THE EXERCISE: Without the pictures, return all of the material exactly as written.

******************************

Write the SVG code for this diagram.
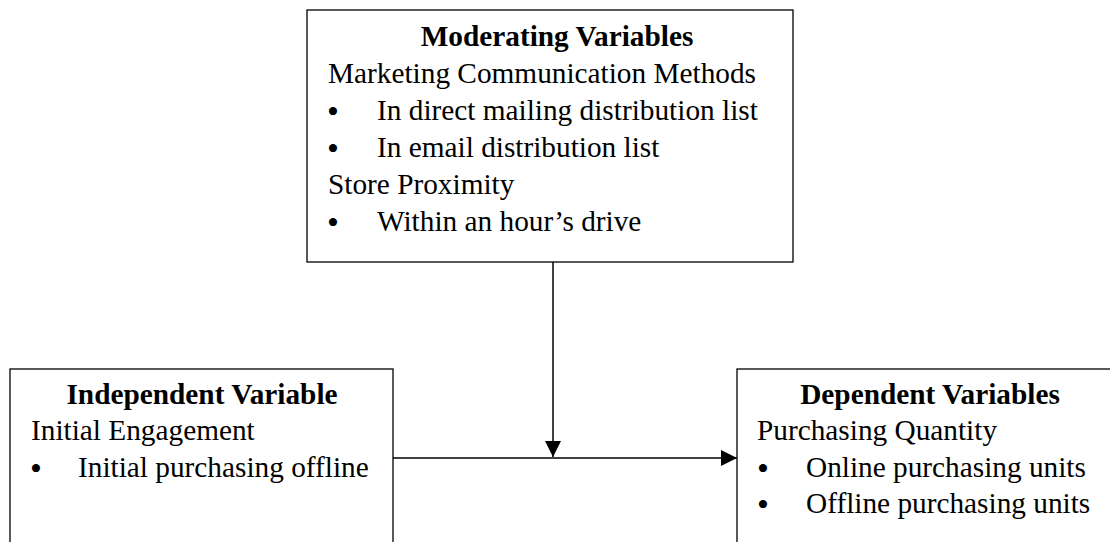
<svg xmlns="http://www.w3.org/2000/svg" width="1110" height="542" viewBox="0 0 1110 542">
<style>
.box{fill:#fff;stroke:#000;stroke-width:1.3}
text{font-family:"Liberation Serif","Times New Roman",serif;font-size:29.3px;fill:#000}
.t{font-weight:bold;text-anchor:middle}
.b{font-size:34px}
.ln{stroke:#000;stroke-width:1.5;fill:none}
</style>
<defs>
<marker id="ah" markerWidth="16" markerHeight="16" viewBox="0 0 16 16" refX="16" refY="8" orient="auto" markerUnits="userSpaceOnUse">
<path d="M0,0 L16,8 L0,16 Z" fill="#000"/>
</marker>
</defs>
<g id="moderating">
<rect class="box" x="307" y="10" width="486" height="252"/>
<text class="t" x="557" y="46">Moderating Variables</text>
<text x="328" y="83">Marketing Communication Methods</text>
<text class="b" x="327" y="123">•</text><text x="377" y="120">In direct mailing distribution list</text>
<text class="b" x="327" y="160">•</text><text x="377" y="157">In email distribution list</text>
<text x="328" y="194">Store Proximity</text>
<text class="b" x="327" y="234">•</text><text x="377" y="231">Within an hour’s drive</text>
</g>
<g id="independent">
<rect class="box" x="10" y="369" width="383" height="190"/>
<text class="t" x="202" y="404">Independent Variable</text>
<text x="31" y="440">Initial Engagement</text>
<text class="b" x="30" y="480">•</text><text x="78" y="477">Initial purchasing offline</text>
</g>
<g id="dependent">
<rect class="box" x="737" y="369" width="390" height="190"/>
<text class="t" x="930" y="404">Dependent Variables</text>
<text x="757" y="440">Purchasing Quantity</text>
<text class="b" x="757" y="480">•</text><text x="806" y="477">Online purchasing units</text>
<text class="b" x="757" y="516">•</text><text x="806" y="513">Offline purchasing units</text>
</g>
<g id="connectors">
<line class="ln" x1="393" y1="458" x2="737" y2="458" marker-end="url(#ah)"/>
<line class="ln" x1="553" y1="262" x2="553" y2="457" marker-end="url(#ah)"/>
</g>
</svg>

******************************

EXERCISE ANSWER:
Write the SVG code for this diagram.
<svg xmlns="http://www.w3.org/2000/svg" width="1110" height="542" viewBox="0 0 1110 542">
<style>
.box{fill:#fff;stroke:#000;stroke-width:1.3}
text{font-family:"Liberation Serif","Times New Roman",serif;font-size:29.3px;fill:#000}
.t{font-weight:bold;text-anchor:middle}
.b{font-size:34px}
.ln{stroke:#000;stroke-width:1.5;fill:none}
</style>
<defs>
<marker id="ah" markerWidth="16" markerHeight="16" viewBox="0 0 16 16" refX="16" refY="8" orient="auto" markerUnits="userSpaceOnUse">
<path d="M0,0 L16,8 L0,16 Z" fill="#000"/>
</marker>
</defs>
<g id="moderating">
<rect class="box" x="307" y="10" width="486" height="252"/>
<text class="t" x="557" y="46">Moderating Variables</text>
<text x="328" y="83">Marketing Communication Methods</text>
<text class="b" x="327" y="123">•</text><text x="377" y="120">In direct mailing distribution list</text>
<text class="b" x="327" y="160">•</text><text x="377" y="157">In email distribution list</text>
<text x="328" y="194">Store Proximity</text>
<text class="b" x="327" y="234">•</text><text x="377" y="231">Within an hour’s drive</text>
</g>
<g id="independent">
<rect class="box" x="10" y="369" width="383" height="190"/>
<text class="t" x="202" y="404">Independent Variable</text>
<text x="31" y="440">Initial Engagement</text>
<text class="b" x="30" y="480">•</text><text x="78" y="477">Initial purchasing offline</text>
</g>
<g id="dependent">
<rect class="box" x="737" y="369" width="390" height="190"/>
<text class="t" x="930" y="404">Dependent Variables</text>
<text x="757" y="440">Purchasing Quantity</text>
<text class="b" x="757" y="480">•</text><text x="806" y="477">Online purchasing units</text>
<text class="b" x="757" y="516">•</text><text x="806" y="513">Offline purchasing units</text>
</g>
<g id="connectors">
<line class="ln" x1="393" y1="458" x2="737" y2="458" marker-end="url(#ah)"/>
<line class="ln" x1="553" y1="262" x2="553" y2="457" marker-end="url(#ah)"/>
</g>
</svg>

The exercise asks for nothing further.